Skip every picture, and extract verbatim the lines from the line containing "Write a LaTeX" to the line containing "at (555, 575)", both lines included.

**Items from a dataset:**

● ● ● ●

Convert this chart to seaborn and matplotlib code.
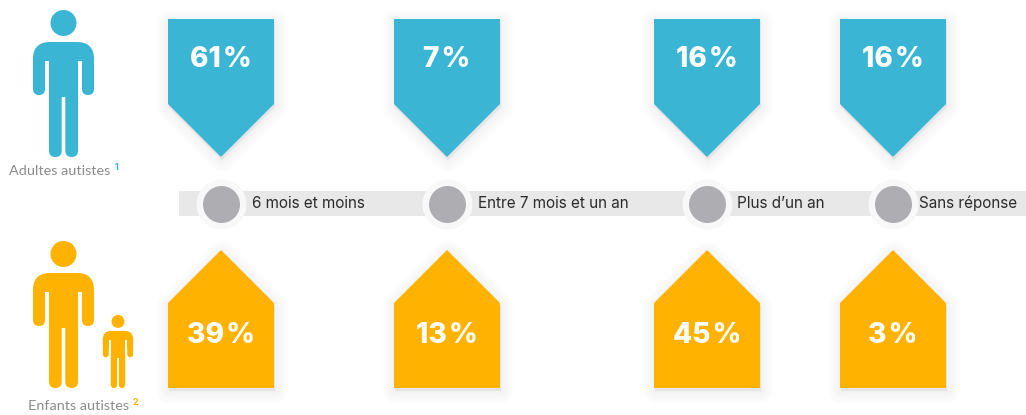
import matplotlib
matplotlib.use("Agg")
import matplotlib.pyplot as plt
from matplotlib.patches import Polygon, Circle, FancyBboxPatch, Rectangle
import seaborn as sns
import pandas as pd

categories = ["6 mois et moins", "Entre 7 mois et un an", "Plus d’un an", "Sans réponse"]
adultes = [61, 7, 16, 16]
enfants = [39, 13, 45, 3]
group_labels = ["Adultes autistes", "Enfants autistes"]
group_notes = ["1", "2"]

BLUE, ORANGE = "#3AB6D4", "#FFB300"
CENTERS = [221, 447, 707, 893]
LABEL_OFFSETS = [31, 31, 30, 26]
HALF = 53

sns.set_theme(style="white")
plt.rcParams["font.family"] = ["Inter", "DejaVu Sans"]

fig = plt.figure(figsize=(10.26, 4.15), dpi=100)
ax = fig.add_axes([0, 0, 1, 1])
ax.set_xlim(0, 1026)
ax.set_ylim(415, 0)
ax.axis("off")


def rbar(x0, y0, x1, y1, r, color, z=3):
    ax.add_patch(FancyBboxPatch((x0 + r, y0 + r), x1 - x0 - 2 * r, y1 - y0 - 2 * r,
                                boxstyle=f"round,pad={r},rounding_size={r}",
                                fc=color, ec="none", zorder=z))


def rect(x0, y0, x1, y1, color, z=3):
    ax.add_patch(Rectangle((x0, y0), x1 - x0, y1 - y0, fc=color, ec="none", zorder=z))


def person(cx, top, s, color):
    """Pictogram; s = 1 is the tall figure, 147 px high."""
    ax.add_patch(Circle((cx, top + 13 * s), 13 * s, fc=color, ec="none", zorder=3))
    # shoulders
    rbar(cx - 30.5 * s, top + 32 * s, cx + 30.5 * s, top + 66 * s, 17 * s, color)
    # white slots between arms and torso
    rect(cx - 18.5 * s, top + 51 * s, cx - 14.5 * s, top + 67 * s, "white", z=3.1)
    rect(cx + 14.5 * s, top + 51 * s, cx + 18.5 * s, top + 67 * s, "white", z=3.1)
    # arms
    rbar(cx - 30.5 * s, top + 45 * s, cx - 18.5 * s, top + 85 * s, 6 * s, color, z=3.2)
    rbar(cx + 18.5 * s, top + 45 * s, cx + 30.5 * s, top + 85 * s, 6 * s, color, z=3.2)
    # torso
    rect(cx - 14.5 * s, top + 45 * s, cx + 14.5 * s, top + 87 * s, color, z=3.2)
    # legs
    rbar(cx - 14.5 * s, top + 75 * s, cx - 1.8 * s, top + 147 * s, 6.3 * s, color, z=3.2)
    rbar(cx + 1.8 * s, top + 75 * s, cx + 14.5 * s, top + 147 * s, 6.3 * s, color, z=3.2)


def house(cx, pts, color):
    xy = [(cx + dx, y) for dx, y in pts]
    for lw in (18, 15, 12, 9, 6, 3, 1):
        ax.add_patch(Polygon([(x + 1, y + 3) for x, y in xy], fc="black", ec="black", lw=lw,
                             alpha=.009, joinstyle="round", zorder=1))
    ax.add_patch(Polygon(xy, fc=color, ec="none", zorder=2))


# Band
rect(179, 191, 1026, 216, "#E8E8E8", z=1.5)

# Category circles
df = pd.DataFrame({"x": CENTERS, "y": [203.5] * 4, "cat": categories})
sns.scatterplot(data=df, x="x", y="y", s=1296, color="#F8F8F8", linewidth=0, ax=ax, zorder=2, legend=False)
sns.scatterplot(data=df, x="x", y="y", s=710, color="#AEAEB2", linewidth=0, ax=ax, zorder=3, legend=False)
ax.set_xlim(0, 1026)
ax.set_ylim(415, 0)
ax.set_xlabel("")
ax.set_ylabel("")

for cx, off, cat, a, e in zip(CENTERS, LABEL_OFFSETS, categories, adultes, enfants):
    house(cx, [(-HALF, 19), (HALF, 19), (HALF, 104), (0, 157), (-HALF, 104)], BLUE)
    house(cx, [(0, 250), (HALF, 303), (HALF, 388), (-HALF, 388), (-HALF, 303)], ORANGE)
    ax.text(cx, 59.5, f"{a}\u200a%", color="white", fontsize=20.2, fontweight="heavy",
            ha="center", va="center", zorder=4)
    ax.text(cx, 335.5, f"{e}\u200a%", color="white", fontsize=20.2, fontweight="heavy",
            ha="center", va="center", zorder=4)
    ax.text(cx + off, 203.5, cat, color="#2B2B2B", fontsize=11, ha="left", va="center", zorder=4)

# Pictograms
person(63.5, 10, 1, BLUE)
person(63.5, 241, 1, ORANGE)
person(118, 315, .497, ORANGE)

# Captions
ax.text(9, 171, group_labels[0], color="#8C8C8C", fontsize=10.4, fontweight="normal",
        ha="left", va="center", family=["Lato", "DejaVu Sans"])
ax.text(114.5, 167.5, group_notes[0], color=BLUE, fontsize=6.5, fontweight="bold", ha="left", va="center")
ax.text(28, 406, group_labels[1], color="#8C8C8C", fontsize=10.4, fontweight="normal",
        ha="left", va="center", family=["Lato", "DejaVu Sans"])
ax.text(132.5, 402.5, group_notes[1], color=ORANGE, fontsize=6.5, fontweight="bold", ha="left", va="center")

fig.savefig("out.png", dpi=100, facecolor="white")
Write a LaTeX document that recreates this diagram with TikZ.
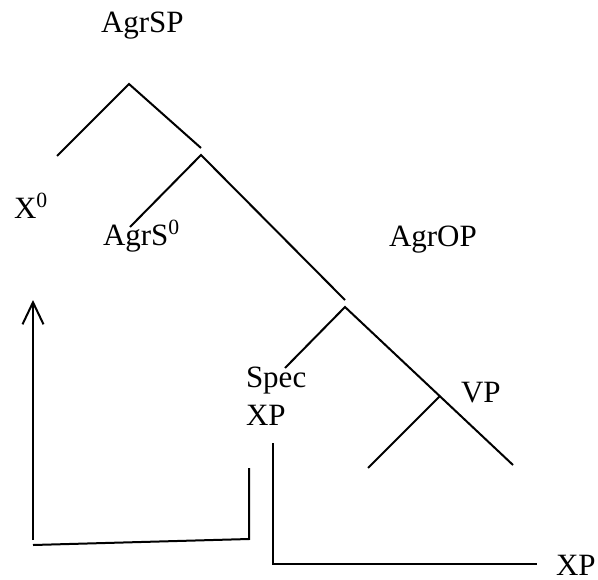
\documentclass[tikz,border=0pt]{standalone}
\usepackage{fontspec}
\setmainfont{Liberation Serif}
\usetikzlibrary{arrows.meta}
\tikzset{>={Straight Barb[length=8.8pt,width=8.4pt]}}

\begin{document}
\begin{tikzpicture}[x=0.4pt, y=-0.4pt, line width=0.8pt,
  lbl/.style={anchor=base west, inner sep=0pt, font=\fontsize{12.4}{15.2}\selectfont}]
  \useasboundingbox (0,0) rectangle (598,579);

  % tree points
  \coordinate (sp)    at (129, 84);
  \coordinate (spL)   at (57, 156);
  \coordinate (spR)   at (201, 148);
  \coordinate (agrs)  at (201, 155);
  \coordinate (agrsL) at (130, 227);
  \coordinate (agrsR) at (345, 300);
  \coordinate (op)    at (345, 307);
  \coordinate (opL)   at (285, 368);
  \coordinate (opR)   at (513, 465);
  \coordinate (vp)    at (440, 396);
  \coordinate (vpL)   at (368, 468);

  \draw (spL) -- (sp) -- (spR);
  \draw (agrsL) -- (agrs) -- (agrsR);
  \draw (opL) -- (op) -- (opR);
  \draw (vp) -- (vpL);

  \node[lbl] (agrsp)  at (100, 33)  {AgrSP};
  \node[lbl] (xzero)  at (13, 218)  {X\textsuperscript{0}};
  \node[lbl] (agrszero) at (102, 245) {AgrS\textsuperscript{0}};
  \node[lbl] (agrop)  at (388, 246) {AgrOP};
  \node[lbl] (spec)   at (245, 387) {Spec};
  \node[lbl] (specxp) at (245, 425) {XP};
  \node[lbl] (vplbl)  at (460, 402) {VP};
  \node[lbl] (xp)     at (555, 575) {XP};

  % movement paths
  \coordinate (tS) at (249, 468);
  \coordinate (tC) at (249, 539);
  \coordinate (tL) at (33, 545);
  \coordinate (upS) at (33, 540);
  \coordinate (upE) at (33, 300);
  \coordinate (mvS) at (273, 443);
  \coordinate (mvC) at (273, 564);
  \coordinate (mvE) at (537, 564);

  \draw (tS) -- (tC) -- (tL);
  \draw[->] (upS) -- (upE);
  \draw (mvS) -- (mvC) -- (mvE);
\end{tikzpicture}
\end{document}
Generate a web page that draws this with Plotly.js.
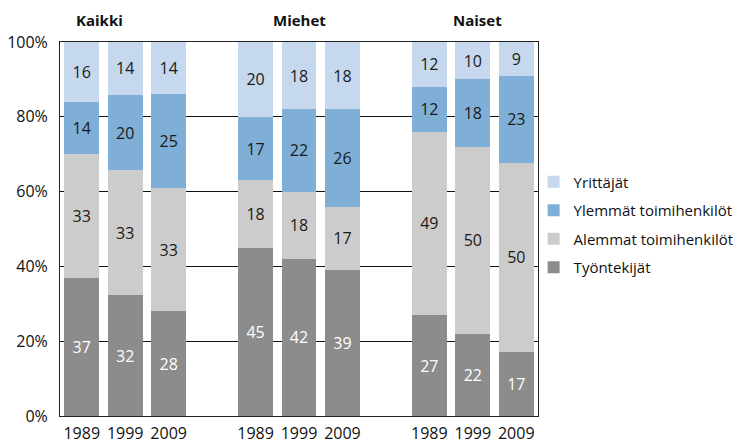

● ● ● ●

**Exercise response:**
Write a LaTeX document that recreates this diagram with TikZ.
\documentclass[tikz,border=0pt]{standalone}
\usepackage{fontspec}
\setmainfont{Liberation Serif}
\usetikzlibrary{arrows.meta}
\tikzset{>={Straight Barb[length=8.8pt,width=8.4pt]}}

\begin{document}
\begin{tikzpicture}[x=0.4pt, y=-0.4pt, line width=0.8pt,
  lbl/.style={anchor=base west, inner sep=0pt, font=\fontsize{12.4}{15.2}\selectfont}]
  \useasboundingbox (0,0) rectangle (598,579);

  % tree points
  \coordinate (sp)    at (129, 84);
  \coordinate (spL)   at (57, 156);
  \coordinate (spR)   at (201, 148);
  \coordinate (agrs)  at (201, 155);
  \coordinate (agrsL) at (130, 227);
  \coordinate (agrsR) at (345, 300);
  \coordinate (op)    at (345, 307);
  \coordinate (opL)   at (285, 368);
  \coordinate (opR)   at (513, 465);
  \coordinate (vp)    at (440, 396);
  \coordinate (vpL)   at (368, 468);

  \draw (spL) -- (sp) -- (spR);
  \draw (agrsL) -- (agrs) -- (agrsR);
  \draw (opL) -- (op) -- (opR);
  \draw (vp) -- (vpL);

  \node[lbl] (agrsp)  at (100, 33)  {AgrSP};
  \node[lbl] (xzero)  at (13, 218)  {X\textsuperscript{0}};
  \node[lbl] (agrszero) at (102, 245) {AgrS\textsuperscript{0}};
  \node[lbl] (agrop)  at (388, 246) {AgrOP};
  \node[lbl] (spec)   at (245, 387) {Spec};
  \node[lbl] (specxp) at (245, 425) {XP};
  \node[lbl] (vplbl)  at (460, 402) {VP};
  \node[lbl] (xp)     at (555, 575) {XP};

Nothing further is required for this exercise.